Dr. Beauregard & Warden James

The episode gave us a bit more on the woman who is undoubtedly the most fascinating character of the series at this stage. The sequences in 1960 depicted a Dr. Gupta using a device that could be described equally as an instrument of torture or the result of an experiment on the human brain. Whatever the case, her "method" produced some results with Petty where Dr. Beauregard's old-fashioned torture failed. And, in spite of her even temper and relative coldness, what passed between the "good" doctor and young Hauser was elegant and appropriately subdued. Watching all those scenes set in 1960, I couldn't help thinking the show would be better off ignoring the present altogether, focusing only on the past.

In addition to having the most engaging characters (the warden being a personal favorite), 1960-Alcatraz has a story that is moving forward, keeping the viewer away from things it is not yet ready to expose. Present-day San Francisco has what I would call the Hauser problem, both in the way it is dealing with its two most important characters and with the way it is handling information already gathered from past events. For the audience to really enjoy modern day stories, viewers should have a connection with Rebecca, which they haven't, and Hauser should either be more forthcoming with everyone or stop being cryptic with us (and not necessarily with Rebecca).
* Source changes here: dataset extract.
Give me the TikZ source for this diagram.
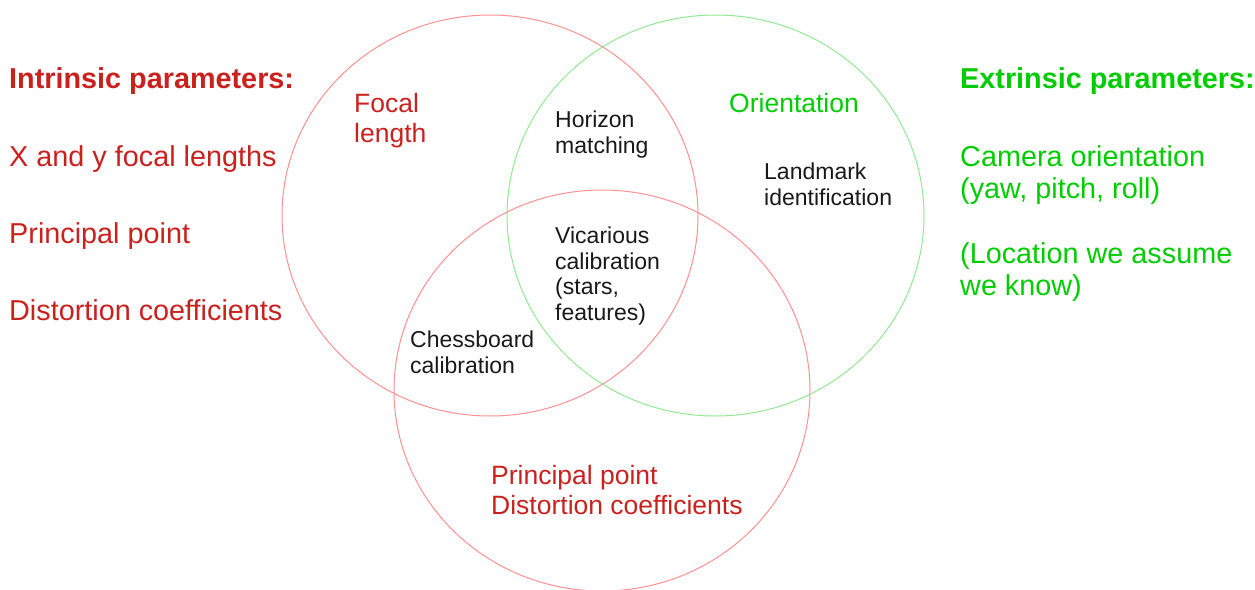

The way he is gradually revealing what he knows would work better if each step were mind-boggling, which they aren't. The FBI agent is gradually feeding us details that are really not all that surprising or grand enough to warrant such a mystery. Even the fact that Dr. Gupta and Lucy Banerjee could be the same person, or that Dr. Beauregard seems not to have aged much fell flat, all that while Rebecca Madsen is kept at arm's length. With no character to hold on to, we get tepid modern-day storylines where the violence draws our attention more than it should. Let's hope Beauregard "fixes" Lucy and that she brings a little bit of the mystery surrounding her to 2012.